> GIVEN PROBLEM:
Up to and including the line with "0.0318, 0.0316, 0.0315]", reproduce the listing below exactly, beginning at its first line.
-- start INFORMATION SUPPLIED --
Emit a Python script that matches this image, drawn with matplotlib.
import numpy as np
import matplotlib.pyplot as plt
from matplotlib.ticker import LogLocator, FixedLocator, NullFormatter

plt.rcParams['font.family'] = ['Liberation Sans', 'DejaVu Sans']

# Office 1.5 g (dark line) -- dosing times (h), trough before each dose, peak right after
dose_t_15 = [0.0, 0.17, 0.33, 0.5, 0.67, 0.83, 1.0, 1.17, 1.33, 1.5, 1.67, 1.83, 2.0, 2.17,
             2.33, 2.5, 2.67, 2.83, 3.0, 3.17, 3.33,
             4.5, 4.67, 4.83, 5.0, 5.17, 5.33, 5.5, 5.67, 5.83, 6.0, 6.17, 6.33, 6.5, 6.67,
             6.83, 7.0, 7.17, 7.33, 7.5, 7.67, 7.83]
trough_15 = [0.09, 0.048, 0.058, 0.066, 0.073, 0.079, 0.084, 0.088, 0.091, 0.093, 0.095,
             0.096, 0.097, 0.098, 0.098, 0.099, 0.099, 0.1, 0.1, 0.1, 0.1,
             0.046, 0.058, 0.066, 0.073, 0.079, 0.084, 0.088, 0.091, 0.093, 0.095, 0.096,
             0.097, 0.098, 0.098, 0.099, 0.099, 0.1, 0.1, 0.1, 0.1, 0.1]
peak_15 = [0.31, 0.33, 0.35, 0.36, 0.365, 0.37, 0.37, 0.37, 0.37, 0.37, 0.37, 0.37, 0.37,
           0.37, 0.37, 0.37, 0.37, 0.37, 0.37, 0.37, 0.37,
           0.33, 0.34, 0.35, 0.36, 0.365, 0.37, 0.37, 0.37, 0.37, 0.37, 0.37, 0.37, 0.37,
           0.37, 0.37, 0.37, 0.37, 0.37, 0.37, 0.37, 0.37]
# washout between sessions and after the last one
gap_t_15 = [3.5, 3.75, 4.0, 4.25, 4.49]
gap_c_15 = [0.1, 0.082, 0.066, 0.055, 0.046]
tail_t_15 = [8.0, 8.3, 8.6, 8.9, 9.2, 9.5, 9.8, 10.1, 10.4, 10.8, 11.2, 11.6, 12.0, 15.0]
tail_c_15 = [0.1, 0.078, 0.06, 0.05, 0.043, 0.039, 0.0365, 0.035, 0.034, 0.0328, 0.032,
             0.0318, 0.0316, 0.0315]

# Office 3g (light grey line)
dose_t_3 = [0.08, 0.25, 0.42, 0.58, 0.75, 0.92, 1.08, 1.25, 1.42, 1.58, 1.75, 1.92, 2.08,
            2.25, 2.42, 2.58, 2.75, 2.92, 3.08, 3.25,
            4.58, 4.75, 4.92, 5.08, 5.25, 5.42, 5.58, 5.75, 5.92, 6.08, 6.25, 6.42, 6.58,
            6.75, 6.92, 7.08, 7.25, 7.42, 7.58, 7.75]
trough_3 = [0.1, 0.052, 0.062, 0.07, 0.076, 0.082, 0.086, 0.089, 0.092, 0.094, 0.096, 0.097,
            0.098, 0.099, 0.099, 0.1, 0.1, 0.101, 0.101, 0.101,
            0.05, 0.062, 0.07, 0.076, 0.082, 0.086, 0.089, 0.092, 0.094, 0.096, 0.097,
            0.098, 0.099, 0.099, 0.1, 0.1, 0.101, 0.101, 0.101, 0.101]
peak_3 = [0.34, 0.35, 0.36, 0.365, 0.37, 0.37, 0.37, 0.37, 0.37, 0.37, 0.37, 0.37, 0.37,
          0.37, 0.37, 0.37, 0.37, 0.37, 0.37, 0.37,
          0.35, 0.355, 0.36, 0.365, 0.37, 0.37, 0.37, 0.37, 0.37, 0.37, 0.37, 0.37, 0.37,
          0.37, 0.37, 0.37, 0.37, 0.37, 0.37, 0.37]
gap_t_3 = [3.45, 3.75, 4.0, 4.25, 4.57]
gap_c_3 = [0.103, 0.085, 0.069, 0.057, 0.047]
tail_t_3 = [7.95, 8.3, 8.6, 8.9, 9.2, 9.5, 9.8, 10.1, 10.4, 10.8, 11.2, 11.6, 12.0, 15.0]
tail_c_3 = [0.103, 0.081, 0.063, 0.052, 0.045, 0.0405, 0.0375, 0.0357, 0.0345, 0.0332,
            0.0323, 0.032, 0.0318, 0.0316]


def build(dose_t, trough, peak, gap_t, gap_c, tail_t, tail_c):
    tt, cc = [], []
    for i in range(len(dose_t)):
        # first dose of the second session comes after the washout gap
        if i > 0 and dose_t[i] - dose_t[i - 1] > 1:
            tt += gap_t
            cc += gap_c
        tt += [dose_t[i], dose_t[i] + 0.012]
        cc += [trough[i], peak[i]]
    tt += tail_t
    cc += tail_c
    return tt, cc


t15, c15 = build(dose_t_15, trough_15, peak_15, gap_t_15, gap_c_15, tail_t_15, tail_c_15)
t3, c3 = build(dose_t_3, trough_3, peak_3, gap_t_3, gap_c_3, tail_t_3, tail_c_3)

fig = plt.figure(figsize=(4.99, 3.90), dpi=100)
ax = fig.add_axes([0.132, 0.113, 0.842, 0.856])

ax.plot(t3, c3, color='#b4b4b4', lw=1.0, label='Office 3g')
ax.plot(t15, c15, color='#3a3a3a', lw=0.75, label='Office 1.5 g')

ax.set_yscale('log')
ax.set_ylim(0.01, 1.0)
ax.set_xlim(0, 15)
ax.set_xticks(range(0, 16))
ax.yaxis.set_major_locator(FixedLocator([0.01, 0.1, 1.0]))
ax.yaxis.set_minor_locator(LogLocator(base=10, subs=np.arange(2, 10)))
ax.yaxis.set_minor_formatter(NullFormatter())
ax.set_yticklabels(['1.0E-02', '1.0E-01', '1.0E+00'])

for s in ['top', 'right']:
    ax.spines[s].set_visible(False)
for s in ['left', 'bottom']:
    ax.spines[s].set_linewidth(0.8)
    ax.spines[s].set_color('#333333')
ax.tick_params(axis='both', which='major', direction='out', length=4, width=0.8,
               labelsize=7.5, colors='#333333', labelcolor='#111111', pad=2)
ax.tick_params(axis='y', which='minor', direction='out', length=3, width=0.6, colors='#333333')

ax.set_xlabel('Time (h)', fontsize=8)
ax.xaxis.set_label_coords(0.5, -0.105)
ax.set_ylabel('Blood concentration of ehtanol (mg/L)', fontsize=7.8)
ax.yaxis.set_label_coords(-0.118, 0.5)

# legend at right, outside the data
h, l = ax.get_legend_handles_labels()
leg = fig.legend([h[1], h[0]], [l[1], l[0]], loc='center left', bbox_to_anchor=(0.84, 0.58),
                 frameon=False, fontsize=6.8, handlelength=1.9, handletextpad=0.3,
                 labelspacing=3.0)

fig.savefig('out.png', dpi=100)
-- end INFORMATION SUPPLIED --
> EXERCISE RESPONSE:
Emit a Python script that matches this image, drawn with matplotlib.
import numpy as np
import matplotlib.pyplot as plt
from matplotlib.ticker import LogLocator, FixedLocator, NullFormatter

plt.rcParams['font.family'] = ['Liberation Sans', 'DejaVu Sans']

# Office 1.5 g (dark line) -- dosing times (h), trough before each dose, peak right after
dose_t_15 = [0.0, 0.17, 0.33, 0.5, 0.67, 0.83, 1.0, 1.17, 1.33, 1.5, 1.67, 1.83, 2.0, 2.17,
             2.33, 2.5, 2.67, 2.83, 3.0, 3.17, 3.33,
             4.5, 4.67, 4.83, 5.0, 5.17, 5.33, 5.5, 5.67, 5.83, 6.0, 6.17, 6.33, 6.5, 6.67,
             6.83, 7.0, 7.17, 7.33, 7.5, 7.67, 7.83]
trough_15 = [0.09, 0.048, 0.058, 0.066, 0.073, 0.079, 0.084, 0.088, 0.091, 0.093, 0.095,
             0.096, 0.097, 0.098, 0.098, 0.099, 0.099, 0.1, 0.1, 0.1, 0.1,
             0.046, 0.058, 0.066, 0.073, 0.079, 0.084, 0.088, 0.091, 0.093, 0.095, 0.096,
             0.097, 0.098, 0.098, 0.099, 0.099, 0.1, 0.1, 0.1, 0.1, 0.1]
peak_15 = [0.31, 0.33, 0.35, 0.36, 0.365, 0.37, 0.37, 0.37, 0.37, 0.37, 0.37, 0.37, 0.37,
           0.37, 0.37, 0.37, 0.37, 0.37, 0.37, 0.37, 0.37,
           0.33, 0.34, 0.35, 0.36, 0.365, 0.37, 0.37, 0.37, 0.37, 0.37, 0.37, 0.37, 0.37,
           0.37, 0.37, 0.37, 0.37, 0.37, 0.37, 0.37, 0.37]
# washout between sessions and after the last one
gap_t_15 = [3.5, 3.75, 4.0, 4.25, 4.49]
gap_c_15 = [0.1, 0.082, 0.066, 0.055, 0.046]
tail_t_15 = [8.0, 8.3, 8.6, 8.9, 9.2, 9.5, 9.8, 10.1, 10.4, 10.8, 11.2, 11.6, 12.0, 15.0]
tail_c_15 = [0.1, 0.078, 0.06, 0.05, 0.043, 0.039, 0.0365, 0.035, 0.034, 0.0328, 0.032,
             0.0318, 0.0316, 0.0315]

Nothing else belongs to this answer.